Char Onions and Ginger: Broil quartered onions and halved ginger on a baking sheet until charred (10-15 minutes).
Toast Spices: Toast cinnamon sticks, coriander seeds, fennel seeds, star anise, cloves, and black cardamom in a pan until fragrant. Place in a muslin bag or cheesecloth.
Simmer Broth: Add charred onion, ginger, and spice bag to the pot with bones. Add salt, fish sauce, and rock sugar. Simmer uncovered for 3 hours, removing any foam.
Strain Broth: Remove bones, onion, and ginger. Strain broth through a fine mesh strainer. Skim fat or refrigerate to solidify and remove later.
Prepare Noodles: If using dried noodles, soak in hot water for 15-20 minutes. If using fresh, rinse with cold water.

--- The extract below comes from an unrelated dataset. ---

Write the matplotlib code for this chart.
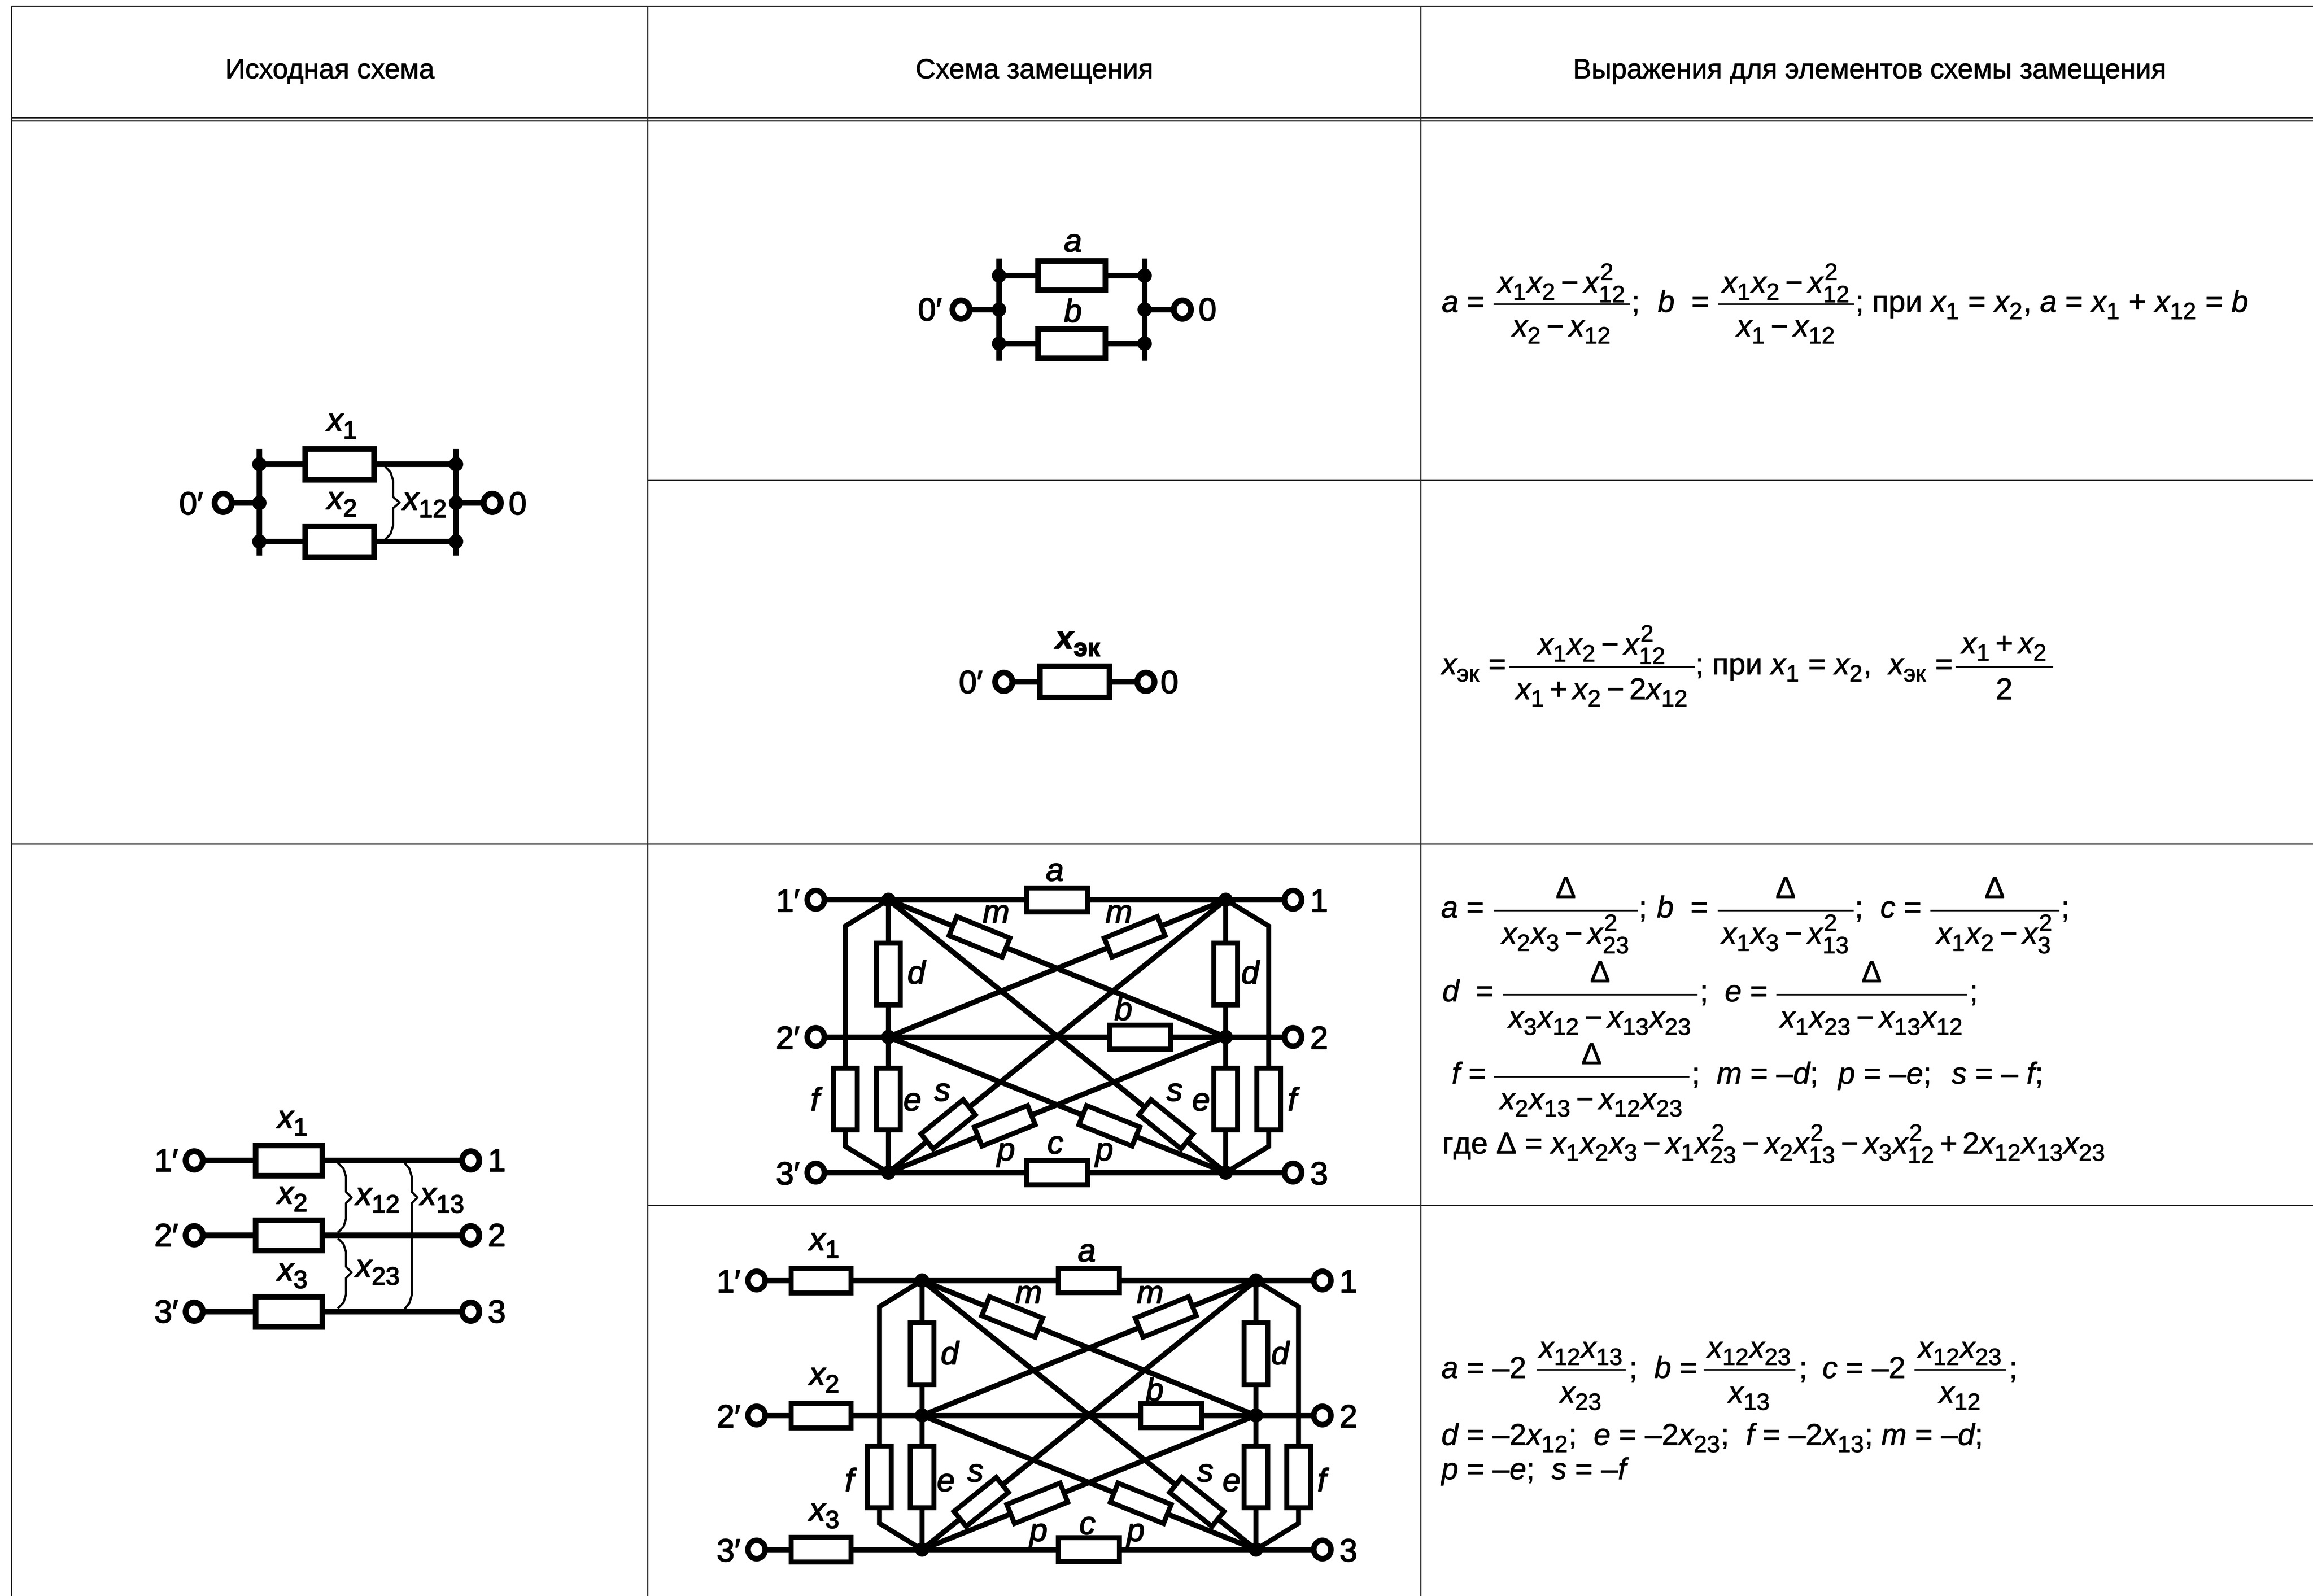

Cook Noodles: Boil a saucepan of water and cook noodles for about 10 seconds. Drain and divide among bowls.
Assemble Bowls: Arrange slices of raw meat in bowls, then pour hot broth over them. Add onion slices and cilantro.
Serve with Garnishes: Provide fresh mint, basil, bean sprouts, sliced red chilies, lime wedges, fish sauce, and hoisin sauce on the side.
Pro Tips:
Refrigerate broth to easily remove solidified fat.